Turkish parliament OKs board to protect equality


Parliament approved a law last week which will establish a state body to protect equality. Parliament Human Rights Commission Deputy Chair Fatma Benli said the board will assess workplace discrimination complaints based on gender – including workplace mobbing, landlord discrimination against tenants – and the process will be much shorter than similar complaints handled by courts.

Benli described the Human Rights and Equality Board as a significant achievement for Turkey and promised that it would be free. Benli said citizens will be notified on how to apply and the purview of the new body, adding, "This will provide fast, free and effective solutions to all complaints pertaining to violations of equality. All applications will be assessed and decided within three months. The legal route is expensive and long. Moreover, court decisions on violations of equality covered only a narrow list of grievances."

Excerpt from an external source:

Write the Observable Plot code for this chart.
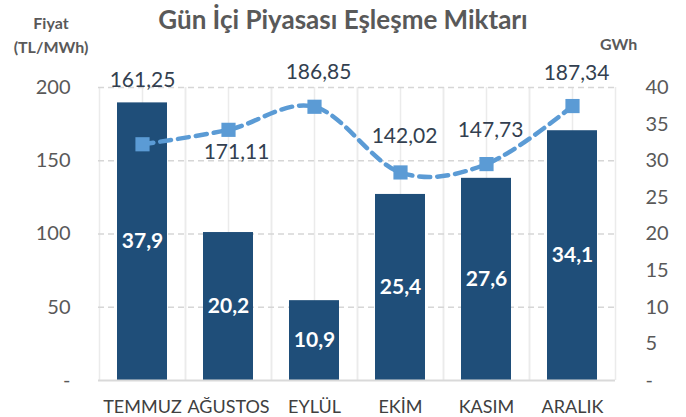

Benli noted a recent increase in the number of complaints involving mobbing at work. "People who believe they face mobbing can quickly get results. Anyone can apply who believes that they are being discriminated against when they are applying for a job, ordering at a restaurant or trying to rent an apartment, due to their gender, ethnicity, age or disability."

She admitted that legal structures made it hard to prove discrimination. "According to our legal system, those who file a discrimination complaint are obligated to prove it. The legal basis of this new body allows, under certain conditions, not the complainant but the suspected offender to prove that they are innocent."